Choroní está cuatro horas al oeste de Caracas en automóvil. Hay que descender por una carretera infernal y hermosa a partes iguales. Pendientes pronunciadas, asfalto estrecho y camionetas que ascienden y descienden a una velocidad endiablada a ritmo de un salsa a volumen demencial. Tiene el encanto algo raído de los pueblos de difícil acceso, aunque hoy en día está tan volcado al turismo como cualquier playa de la costa mediterránea. El viaje en peñero hacia una de las playas más alejadas es divertido y jovial. Al timón dos personajes agarrados a sendas cervezas, no hay policía marítima que sancione al navegante que beba. El Caribe no es un mar calmado, ni mucho menos, y eso que los piratas y filibusteros hace tiempo que se han desvanecido.

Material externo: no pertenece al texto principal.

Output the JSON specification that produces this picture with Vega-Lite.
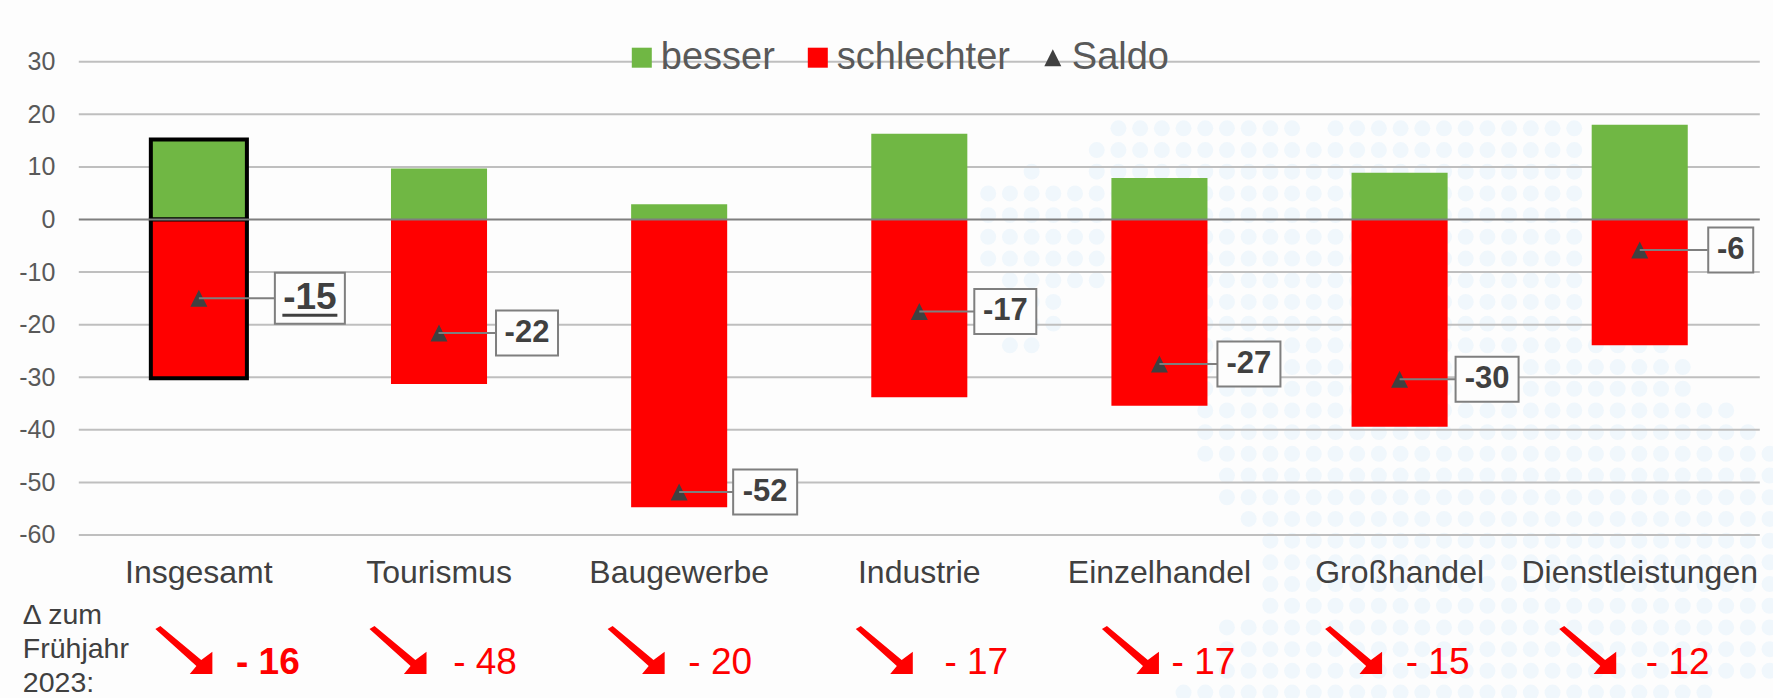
{"$schema":"https://vega.github.io/schema/vega-lite/v6.json","width":1681,"height":473.3,"autosize":{"type":"none"},"padding":{"left":78.8,"top":61.7,"right":13,"bottom":163},"background":"#fdfdfd","view":{"stroke":null},"config":{"font":"Liberation Sans"},
"datasets":{
"bars":[{"category":"Insgesamt","series":"besser","value":15.2},{"category":"Insgesamt","series":"schlechter","value":-30.2},{"category":"Tourismus","series":"besser","value":9.7},{"category":"Tourismus","series":"schlechter","value":-31.3},{"category":"Baugewerbe","series":"besser","value":2.9},{"category":"Baugewerbe","series":"schlechter","value":-54.7},{"category":"Industrie","series":"besser","value":16.3},{"category":"Industrie","series":"schlechter","value":-33.8},{"category":"Einzelhandel","series":"besser","value":7.9},{"category":"Einzelhandel","series":"schlechter","value":-35.4},{"category":"Großhandel","series":"besser","value":8.9},{"category":"Großhandel","series":"schlechter","value":-39.4},{"category":"Dienstleistungen","series":"besser","value":18},{"category":"Dienstleistungen","series":"schlechter","value":-23.9}],
"saldo":[{"category":"Insgesamt","series":"Saldo","value":-15,"label":"-15","delta":"- 16"},{"category":"Tourismus","series":"Saldo","value":-21.6,"label":"-22","delta":"- 48"},{"category":"Baugewerbe","series":"Saldo","value":-51.8,"label":"-52","delta":"- 20"},{"category":"Industrie","series":"Saldo","value":-17.5,"label":"-17","delta":"- 17"},{"category":"Einzelhandel","series":"Saldo","value":-27.5,"label":"-27","delta":"- 17"},{"category":"Großhandel","series":"Saldo","value":-30.4,"label":"-30","delta":"- 15"},{"category":"Dienstleistungen","series":"Saldo","value":-5.8,"label":"-6","delta":"- 12"}],
"grid":[{"v":30},{"v":20},{"v":10},{"v":-10},{"v":-20},{"v":-30},{"v":-40},{"v":-50},{"v":-60}],
"note":[{"category":"Insgesamt","text":"Δ zum\nFrühjahr\n2023:"}],
"dots":[{"r":0,"c":[6,7,8,9,10,11,12,13,14,16,17,18,19,20,21,22,23,24,25,26,27]},{"r":1,"c":[5,6,7,8,9,10,11,12,13,14,15,16,17,18,19,20,21,22,23,24,25,26,27]},{"r":2,"c":[2,5,6,7,8,9,10,11,12,13,14,15,16,17,18,19,20,21,22,23,24,25,26,27]},{"r":3,"c":[0,1,2,3,4,5,6,7,8,9,10,11,12,13,14,15,16,17,18,19,20,21,22,23,24,25,26,27]},{"r":4,"c":[0,1,2,3,4,5,6,7,8,9,10,11,12,13,14,15,16,17,18,19,20,21,22,23,24,25,26,27]},{"r":5,"c":[0,1,2,3,4,5,6,7,8,9,10,11,12,13,14,15,16,17,18,19,20,21,22,23,24,25,26,27]},{"r":6,"c":[0,1,2,3,4,5,6,7,8,9,10,11,12,13,14,15,16,17,18,19,20,21,22,23,24,25,26,27]},{"r":7,"c":[1,2,3,4,5,6,7,8,9,10,11,12,13,14,15,16,17,18,19,20,21,22,23,24,25,26,27]},{"r":8,"c":[2,3,7,8,9,10,11,12,13,14,15,16,17,18,19,20,21,22,23,24,25,26,27]},{"r":9,"c":[2,3,8,9,10,11,12,13,14,15,16,17,18,19,20,21,22,23,24,25,26,27]},{"r":10,"c":[1,2,10,11,12,13,14,15,16,17,18,19,20,21,22,23,24,25,26,27,28,29,30,31]},{"r":11,"c":[10,11,12,13,14,15,16,17,18,19,20,21,22,23,24,25,26,27,28,29,30,31,32]},{"r":12,"c":[10,11,12,13,14,15,16,17,18,19,20,21,22,23,24,25,26,27,28,29,30,31,32]},{"r":13,"c":[10,11,12,13,14,15,16,17,18,19,20,21,22,23,24,25,26,27,28,29,30,31,32,33,34]},{"r":14,"c":[10,11,12,13,14,15,16,17,18,19,20,21,22,23,24,25,26,27,28,29,30,31,32,33,34,35]},{"r":15,"c":[10,11,12,13,14,15,16,17,18,19,20,21,22,23,24,25,26,27,28,29,30,31,32,33,34,35,36]},{"r":16,"c":[11,12,13,14,15,16,17,18,19,20,21,22,23,24,25,26,27,28,29,30,31,32,33,34,35,36]},{"r":17,"c":[11,12,13,14,15,16,17,18,19,20,21,22,23,24,25,26,27,28,29,30,31,32,33,34,35,36]},{"r":18,"c":[12,13,14,15,16,17,18,19,20,21,22,23,24,25,26,27,28,29,30,31,32,33,34,35,36]},{"r":19,"c":[13,14,15,16,17,18,19,20,21,22,23,24,25,26,27,28,29,30,31,32,33,34,35,36]},{"r":20,"c":[13,14,15,16,17,18,19,20,21,22,23,24,25,26,27,28,29,30,31,32,33,34,35,36]},{"r":21,"c":[13,14,15,16,17,18,19,20,21,22,23,24,25,26,27,28,29,30,31,32,33,34,35,36]},{"r":22,"c":[13,14,15,16,17,18,19,20,21,22,23,24,25,26,27,28,29,30,31,32,33,34,35,36]},{"r":23,"c":[11,12,13,14,15,16,17,18,19,20,21,22,23,24,25,26,27,28,29,30,31,32,33,34,35,36]},{"r":24,"c":[11,12,13,14,15,16,17,18,19,20,21,22,23,24,25,26,27,28,29,30,31,32,33,34,35,36]},{"r":25,"c":[11,12,13,14,15,16,17,18,19,20,21,22,23,24,25,26,27,28,29,30,31,32,33,34,35,36]},{"r":26,"c":[9,10,11,12,13,14,15,16,17,18,19,20,21,22,23,24,25,26,27,28,29,30,31,32,33]}]
},
"resolve":{"scale":{"x":"independent","y":"independent"}},
"layer":[
{"data":{"name":"dots"},"transform":[{"flatten":["c"]}],"mark":{"type":"circle","size":255,"color":"#f0f7fc","opacity":1,"clip":false},"encoding":{"x":{"field":"c","type":"quantitative","axis":null,"scale":{"domain":[-41.9,35.55],"nice":false,"zero":false}},"y":{"field":"r","type":"quantitative","axis":null,"scale":{"domain":[-3.07,18.74],"reverse":true,"nice":false,"zero":false}}}},
{"encoding":{"x":{"field":"category","type":"nominal","title":null,"scale":{"domain":["Insgesamt","Tourismus","Baugewerbe","Industrie","Einzelhandel","Großhandel","Dienstleistungen"],"paddingInner":0.6,"paddingOuter":0.3},"axis":{"zindex":1,"labelAngle":0,"labelFontSize":32,"labelColor":"#404040","labelPadding":23,"ticks":false,"domain":false,"grid":false,"labelOverlap":false,"labelBound":false,"labelLimit":400}}},
"layer":[
{"data":{"name":"grid"},"mark":{"type":"rule","color":"#bfbfbf","strokeWidth":2},"encoding":{"x":null,"y":{"field":"v","type":"quantitative","title":null,"scale":{"domain":[-60,30],"nice":false,"zero":false},"axis":{"values":[30,20,10,0,-10,-20,-30,-40,-50,-60],"labelExpr":"toString(datum.value)","labelFontSize":25,"labelColor":"#595959","labelPadding":24,"ticks":false,"domain":false,"grid":false}}}},
{"data":{"name":"bars"},"mark":{"type":"bar","strokeWidth":4},"encoding":{"y":{"field":"value","type":"quantitative","stack":null},"color":{"field":"series","type":"nominal","scale":{"domain":["besser","schlechter","Saldo"],"range":["#70b744","#ff0000","#404040"]},"legend":{"title":null,"orient":"none","direction":"horizontal","columns":3,"legendX":544,"legendY":-23,"padding":0,"labelFontSize":38,"labelColor":"#595959","labelOffset":0,"columnPadding":23,"symbolSize":400,"symbolStrokeWidth":0,"labelLimit":400}},"stroke":{"condition":{"test":"datum.category==='Insgesamt'","value":"#000000"},"value":null}}},
{"data":{"values":[{"z":0}]},"mark":{"type":"rule","color":"#7f7f7f","strokeWidth":2},"encoding":{"x":null,"y":{"field":"z","type":"quantitative"}}},
{"data":{"name":"saldo"},"mark":{"type":"point","filled":true,"size":400,"opacity":1},"encoding":{"y":{"field":"value","type":"quantitative"},"color":{"field":"series","type":"nominal"},"shape":{"field":"series","type":"nominal","scale":{"domain":["besser","schlechter","Saldo"],"range":["square","square","M-.85 .85L.85 .85L0 -.85Z"]}}}},
{"data":{"name":"saldo"},"mark":{"type":"tick","orient":"horizontal","color":"#7f7f7f","opacity":1,"thickness":2,"size":{"expr":"{'Insgesamt':76,'Tourismus':57,'Baugewerbe':54,'Industrie':56,'Einzelhandel':58,'Großhandel':56,'Dienstleistungen':68}[datum.category]"},"xOffset":{"expr":"{'Insgesamt':38,'Tourismus':28,'Baugewerbe':27,'Industrie':28,'Einzelhandel':29,'Großhandel':28,'Dienstleistungen':34}[datum.category]"}},"encoding":{"y":{"field":"value","type":"quantitative"}}},
{"data":{"name":"saldo"},"mark":{"type":"tick","orient":"horizontal","fill":"#fdfdfd","opacity":1,"stroke":"#7f7f7f","strokeWidth":2,"thickness":{"expr":"datum.category==='Insgesamt'?51:45"},"size":{"expr":"{'Insgesamt':70,'Tourismus':62,'Baugewerbe':64,'Industrie':62,'Einzelhandel':63,'Großhandel':63,'Dienstleistungen':45}[datum.category]"},"xOffset":{"expr":"{'Insgesamt':111,'Tourismus':88,'Baugewerbe':86,'Industrie':86,'Einzelhandel':89.5,'Großhandel':87.5,'Dienstleistungen':91}[datum.category]"}},"encoding":{"y":{"field":"value","type":"quantitative"}}},
{"data":{"name":"saldo"},"mark":{"type":"text","align":"center","baseline":"middle","fontWeight":"bold","color":"#404040","fontSize":{"expr":"datum.category==='Insgesamt'?37:31"},"xOffset":{"expr":"{'Insgesamt':111,'Tourismus':88,'Baugewerbe':86,'Industrie':86,'Einzelhandel':89.5,'Großhandel':87.5,'Dienstleistungen':91}[datum.category]"}},"encoding":{"y":{"field":"value","type":"quantitative"},"text":{"field":"label"}}},
{"data":{"name":"saldo"},"transform":[{"filter":"datum.category==='Insgesamt'"}],"mark":{"type":"tick","orient":"horizontal","color":"#404040","opacity":1,"thickness":3,"size":55,"xOffset":111,"yOffset":17},"encoding":{"y":{"field":"value","type":"quantitative"}}},
{"data":{"name":"saldo"},"mark":{"type":"point","filled":true,"opacity":1,"color":"#ff0000","size":3249,"shape":"M-1 -.75L-.825 -.86L.61 .33L1 .042L1 .825L.207 .825L.44 .54Z","yOffset":115.5,"xOffset":{"expr":"{'Insgesamt':-15,'Tourismus':-41,'Baugewerbe':-43,'Industrie':-35,'Einzelhandel':-29,'Großhandel':-46,'Dienstleistungen':-52}[datum.category]"}},"encoding":{"y":{"datum":-60}}},
{"data":{"name":"saldo"},"mark":{"type":"text","align":"center","baseline":"middle","color":"#ff0000","fontSize":37,"yOffset":128,"fontWeight":{"expr":"datum.category==='Insgesamt'?'bold':'normal'"},"xOffset":{"expr":"{'Insgesamt':69,'Tourismus':46,'Baugewerbe':41,'Industrie':57,'Einzelhandel':44,'Großhandel':38,'Dienstleistungen':38}[datum.category]"}},"encoding":{"y":{"datum":-60},"text":{"field":"delta"}}},
{"data":{"name":"note"},"mark":{"type":"text","align":"left","baseline":"middle","lineBreak":"\n","lineHeight":34,"color":"#404040","fontSize":28.5,"xOffset":-176,"yOffset":80},"encoding":{"y":{"datum":-60},"text":{"field":"text"}}}
]}
]}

Playas paradisíacas en los que el único ruido es el de algún coco que cae, dándole de nuevo la razón a Isaac Newton, una vez más.
Sin embargo, a pesar de las frases rebuscadas de jóvenes publicistas que venden a Choroní como un oasis de tranquilidad y conversación íntima con la naturaleza, ha sido el primer lugar de Venezuela en el que he visto una playa masificada. Playa Grande. Cada centímetro de arena estaba ocupado, y los vendedores ambulantes revoleteaban en torno a los bañistas sin parar. Todo en venta. Me recordaba a una vaca somnolienta espantando las moscas con el rabo en un prao asturiano.
Era difícil dormir. Uno de los grandes placeres, y sin duda, el más económico.